Lawsuit: Envision Investors Blinded to ‘Illicit Business Practices,’ Financial Disappointments
by Erin Shaak
Last Updated on May 8, 2018
Central Laborers’ Pension Fund v. Envision Healthcare Corporation et al.
Filed: October 23, 2017 ◆§ 3:17-cv-01397
A stockholder has filed suit against Envision Healthcare Corporation and 11 of its executives over claims that they published misleading statements about the company's business practices and prospects.
Tennessee
A stockholder has filed suit against Envision Healthcare Corporation and 11 of its executives over claims that they published misleading statements about the source of their earnings, artificially inflated the company’s stock price, overestimated their financial projections, and caused investors to suffer losses when the truth was revealed.
The complaint claims Envision concealed from the public that its financial success was due to “illicit business practices,” such as ordering unnecessary tests, admitting patients into the hospital “for financial rather than medical reasons,” choosing the most expensive treatments in “unwarranted situations,” and overcharging patients by arranging for them to be treated by out-of-network doctors when they visited in-network facilities.

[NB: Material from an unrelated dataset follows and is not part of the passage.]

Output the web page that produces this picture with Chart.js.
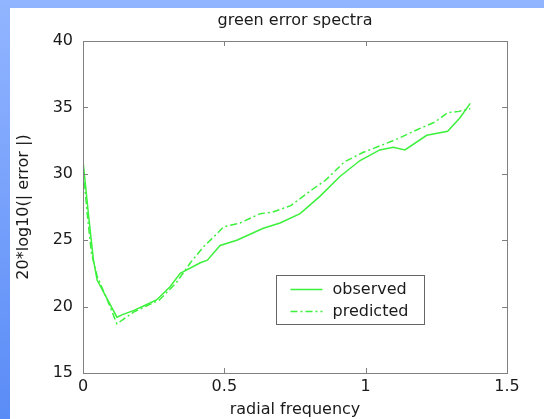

On July 24, 2017, however, The New York Times reportedly published an article about Envision titled “The Company Behind Many Surprise Emergency Room Bills,” in which it revealed these alleged practices to the public. This news, the complaint says, caused the company's stock prices to drop 3.72 percent.
Shortly thereafter, according to the complaint, the defendants announced certain organizational changes at the executive level, resulting in an additional stock price drop of “nearly 10%.”

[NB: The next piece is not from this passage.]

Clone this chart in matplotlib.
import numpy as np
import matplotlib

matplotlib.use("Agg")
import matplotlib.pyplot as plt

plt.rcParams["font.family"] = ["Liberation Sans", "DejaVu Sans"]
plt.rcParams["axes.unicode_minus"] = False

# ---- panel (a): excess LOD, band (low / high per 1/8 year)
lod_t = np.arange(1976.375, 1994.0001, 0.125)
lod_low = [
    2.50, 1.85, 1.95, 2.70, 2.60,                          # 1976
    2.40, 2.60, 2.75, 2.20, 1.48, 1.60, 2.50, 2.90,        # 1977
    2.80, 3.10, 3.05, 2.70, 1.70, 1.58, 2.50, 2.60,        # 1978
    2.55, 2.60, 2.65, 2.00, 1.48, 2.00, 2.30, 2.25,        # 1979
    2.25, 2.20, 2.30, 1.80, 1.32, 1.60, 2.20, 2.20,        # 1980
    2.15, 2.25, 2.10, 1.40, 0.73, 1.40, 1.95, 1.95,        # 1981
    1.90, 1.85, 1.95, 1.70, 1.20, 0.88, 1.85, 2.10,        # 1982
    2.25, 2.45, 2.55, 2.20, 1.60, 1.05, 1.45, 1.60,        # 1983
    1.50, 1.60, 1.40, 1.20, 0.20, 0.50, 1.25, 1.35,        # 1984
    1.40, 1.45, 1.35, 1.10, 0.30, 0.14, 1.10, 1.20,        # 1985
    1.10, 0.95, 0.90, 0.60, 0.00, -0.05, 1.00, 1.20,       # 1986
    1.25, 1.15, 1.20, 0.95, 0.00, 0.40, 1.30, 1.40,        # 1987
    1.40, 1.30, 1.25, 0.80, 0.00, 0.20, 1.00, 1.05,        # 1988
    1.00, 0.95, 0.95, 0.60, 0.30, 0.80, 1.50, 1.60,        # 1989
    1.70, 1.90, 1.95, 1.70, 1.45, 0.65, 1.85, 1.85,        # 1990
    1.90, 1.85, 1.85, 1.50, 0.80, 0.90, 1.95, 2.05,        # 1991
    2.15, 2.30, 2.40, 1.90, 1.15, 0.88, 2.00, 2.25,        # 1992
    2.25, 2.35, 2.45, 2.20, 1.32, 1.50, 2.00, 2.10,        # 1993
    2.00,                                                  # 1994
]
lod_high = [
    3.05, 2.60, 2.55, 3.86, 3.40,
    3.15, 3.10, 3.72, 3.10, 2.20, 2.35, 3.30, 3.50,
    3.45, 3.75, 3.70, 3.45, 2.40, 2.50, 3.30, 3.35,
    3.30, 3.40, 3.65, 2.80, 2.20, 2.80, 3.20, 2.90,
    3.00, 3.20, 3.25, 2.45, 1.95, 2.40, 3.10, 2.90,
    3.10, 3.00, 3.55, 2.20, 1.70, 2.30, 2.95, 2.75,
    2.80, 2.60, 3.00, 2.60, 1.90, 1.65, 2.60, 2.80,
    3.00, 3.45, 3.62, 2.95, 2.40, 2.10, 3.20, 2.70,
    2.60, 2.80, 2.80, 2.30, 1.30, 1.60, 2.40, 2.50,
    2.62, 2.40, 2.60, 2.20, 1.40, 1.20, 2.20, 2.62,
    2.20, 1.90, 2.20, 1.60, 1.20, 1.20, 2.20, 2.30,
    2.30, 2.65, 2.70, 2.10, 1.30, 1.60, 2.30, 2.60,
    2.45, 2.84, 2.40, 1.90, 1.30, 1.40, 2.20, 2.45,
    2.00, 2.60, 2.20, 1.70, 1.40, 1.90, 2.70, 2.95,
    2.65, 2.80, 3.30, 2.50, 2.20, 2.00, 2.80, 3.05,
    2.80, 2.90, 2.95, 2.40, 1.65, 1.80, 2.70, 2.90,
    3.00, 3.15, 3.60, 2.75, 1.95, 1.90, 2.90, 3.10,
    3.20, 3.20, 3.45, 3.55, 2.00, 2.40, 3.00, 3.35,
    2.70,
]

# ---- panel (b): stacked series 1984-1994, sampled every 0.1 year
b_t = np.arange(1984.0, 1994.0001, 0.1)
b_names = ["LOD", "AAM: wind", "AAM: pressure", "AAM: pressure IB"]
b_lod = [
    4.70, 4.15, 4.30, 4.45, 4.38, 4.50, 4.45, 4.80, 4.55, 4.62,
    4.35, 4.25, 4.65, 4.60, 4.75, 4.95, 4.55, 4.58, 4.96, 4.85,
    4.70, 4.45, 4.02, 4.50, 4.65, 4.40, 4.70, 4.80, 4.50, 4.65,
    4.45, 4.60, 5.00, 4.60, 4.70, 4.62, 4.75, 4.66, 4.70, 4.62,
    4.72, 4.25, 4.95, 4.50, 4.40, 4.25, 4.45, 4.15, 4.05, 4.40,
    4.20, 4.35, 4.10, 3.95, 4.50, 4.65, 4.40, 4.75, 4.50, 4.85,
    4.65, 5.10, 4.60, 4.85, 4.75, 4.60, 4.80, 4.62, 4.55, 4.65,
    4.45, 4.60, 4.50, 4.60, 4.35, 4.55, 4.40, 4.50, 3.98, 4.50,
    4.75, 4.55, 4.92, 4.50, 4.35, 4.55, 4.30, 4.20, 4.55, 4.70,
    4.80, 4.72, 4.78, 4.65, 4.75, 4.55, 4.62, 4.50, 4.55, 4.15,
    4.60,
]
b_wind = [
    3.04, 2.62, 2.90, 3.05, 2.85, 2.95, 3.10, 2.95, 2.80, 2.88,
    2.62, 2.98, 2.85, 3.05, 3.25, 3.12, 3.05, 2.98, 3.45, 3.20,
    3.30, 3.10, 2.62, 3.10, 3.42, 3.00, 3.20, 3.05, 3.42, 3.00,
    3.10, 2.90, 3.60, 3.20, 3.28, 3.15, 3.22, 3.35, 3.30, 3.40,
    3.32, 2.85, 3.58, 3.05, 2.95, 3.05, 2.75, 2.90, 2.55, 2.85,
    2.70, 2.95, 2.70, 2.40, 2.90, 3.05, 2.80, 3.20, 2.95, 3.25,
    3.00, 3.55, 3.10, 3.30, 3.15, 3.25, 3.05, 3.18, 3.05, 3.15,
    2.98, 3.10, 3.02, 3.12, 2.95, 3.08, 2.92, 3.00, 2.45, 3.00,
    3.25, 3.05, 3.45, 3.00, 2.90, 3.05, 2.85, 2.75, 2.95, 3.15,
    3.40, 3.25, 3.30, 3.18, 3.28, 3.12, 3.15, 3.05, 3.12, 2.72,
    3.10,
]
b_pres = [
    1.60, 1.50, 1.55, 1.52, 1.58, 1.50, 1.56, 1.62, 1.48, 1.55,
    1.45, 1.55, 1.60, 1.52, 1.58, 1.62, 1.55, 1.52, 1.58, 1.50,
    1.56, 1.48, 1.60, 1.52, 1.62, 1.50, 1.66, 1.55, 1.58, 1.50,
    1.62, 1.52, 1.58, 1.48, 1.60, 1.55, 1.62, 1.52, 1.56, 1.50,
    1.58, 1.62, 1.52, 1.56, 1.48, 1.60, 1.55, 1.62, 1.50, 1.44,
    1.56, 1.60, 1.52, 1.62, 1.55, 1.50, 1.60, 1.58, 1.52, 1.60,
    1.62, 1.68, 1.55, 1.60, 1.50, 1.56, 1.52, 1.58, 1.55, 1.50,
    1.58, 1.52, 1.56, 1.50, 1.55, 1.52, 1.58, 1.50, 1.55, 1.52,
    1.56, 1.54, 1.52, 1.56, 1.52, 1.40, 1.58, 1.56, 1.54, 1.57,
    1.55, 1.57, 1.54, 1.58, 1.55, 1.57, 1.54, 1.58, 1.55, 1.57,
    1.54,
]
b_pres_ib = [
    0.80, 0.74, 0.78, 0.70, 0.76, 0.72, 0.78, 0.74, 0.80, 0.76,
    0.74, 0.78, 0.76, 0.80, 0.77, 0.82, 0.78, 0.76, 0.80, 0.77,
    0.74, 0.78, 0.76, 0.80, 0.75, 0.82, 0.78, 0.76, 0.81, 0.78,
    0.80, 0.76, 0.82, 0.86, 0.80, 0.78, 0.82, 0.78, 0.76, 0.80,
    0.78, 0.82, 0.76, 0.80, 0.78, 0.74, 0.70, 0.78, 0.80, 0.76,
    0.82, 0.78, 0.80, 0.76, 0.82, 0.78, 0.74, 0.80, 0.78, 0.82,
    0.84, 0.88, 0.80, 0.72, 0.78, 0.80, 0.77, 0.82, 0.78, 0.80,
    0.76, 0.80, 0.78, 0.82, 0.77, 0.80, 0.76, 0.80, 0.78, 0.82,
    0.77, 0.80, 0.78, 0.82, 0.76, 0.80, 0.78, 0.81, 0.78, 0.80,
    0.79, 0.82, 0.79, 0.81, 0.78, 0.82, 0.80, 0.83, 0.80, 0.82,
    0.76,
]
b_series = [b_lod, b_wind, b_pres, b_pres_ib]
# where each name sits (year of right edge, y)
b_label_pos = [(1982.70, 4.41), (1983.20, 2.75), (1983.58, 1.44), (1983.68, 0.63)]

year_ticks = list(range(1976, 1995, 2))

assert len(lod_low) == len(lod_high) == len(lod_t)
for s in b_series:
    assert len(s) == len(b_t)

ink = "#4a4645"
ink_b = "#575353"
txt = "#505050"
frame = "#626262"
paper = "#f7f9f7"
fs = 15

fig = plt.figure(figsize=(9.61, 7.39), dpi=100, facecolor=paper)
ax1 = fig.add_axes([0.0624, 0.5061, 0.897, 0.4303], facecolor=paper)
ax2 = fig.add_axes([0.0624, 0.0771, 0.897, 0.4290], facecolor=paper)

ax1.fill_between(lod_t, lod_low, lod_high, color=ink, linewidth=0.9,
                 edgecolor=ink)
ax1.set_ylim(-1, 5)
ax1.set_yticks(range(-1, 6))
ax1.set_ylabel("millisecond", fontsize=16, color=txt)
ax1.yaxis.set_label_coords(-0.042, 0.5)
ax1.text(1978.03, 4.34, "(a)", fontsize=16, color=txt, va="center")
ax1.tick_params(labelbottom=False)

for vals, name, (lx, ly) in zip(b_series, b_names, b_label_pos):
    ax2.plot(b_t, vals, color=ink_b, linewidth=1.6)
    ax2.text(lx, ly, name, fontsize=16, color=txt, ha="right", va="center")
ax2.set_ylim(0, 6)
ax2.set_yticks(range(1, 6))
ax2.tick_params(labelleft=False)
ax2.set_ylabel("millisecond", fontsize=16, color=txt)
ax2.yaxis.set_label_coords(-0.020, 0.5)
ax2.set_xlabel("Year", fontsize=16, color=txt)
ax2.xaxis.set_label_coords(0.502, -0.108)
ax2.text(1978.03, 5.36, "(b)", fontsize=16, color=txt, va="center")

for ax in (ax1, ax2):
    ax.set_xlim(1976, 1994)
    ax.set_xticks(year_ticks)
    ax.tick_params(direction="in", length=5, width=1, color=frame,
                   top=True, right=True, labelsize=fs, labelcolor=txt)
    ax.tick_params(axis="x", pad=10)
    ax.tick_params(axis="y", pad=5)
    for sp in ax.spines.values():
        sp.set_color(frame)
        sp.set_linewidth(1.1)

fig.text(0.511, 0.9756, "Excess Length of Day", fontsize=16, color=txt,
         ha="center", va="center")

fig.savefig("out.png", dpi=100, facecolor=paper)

The suit also notes that in 2015, stock prices reportedly fell over 24 percent after Envision directors admitted in a financial report that the company’s performance for that quarter “fell short of [their] expectations.”
The plaintiff claims the defendants’ misrepresentations of their business practices and financial prospects caused stock prices to be artificially inflated between March 2, 2015 and September 18, 2017, only to significantly fall when the truth was eventually revealed.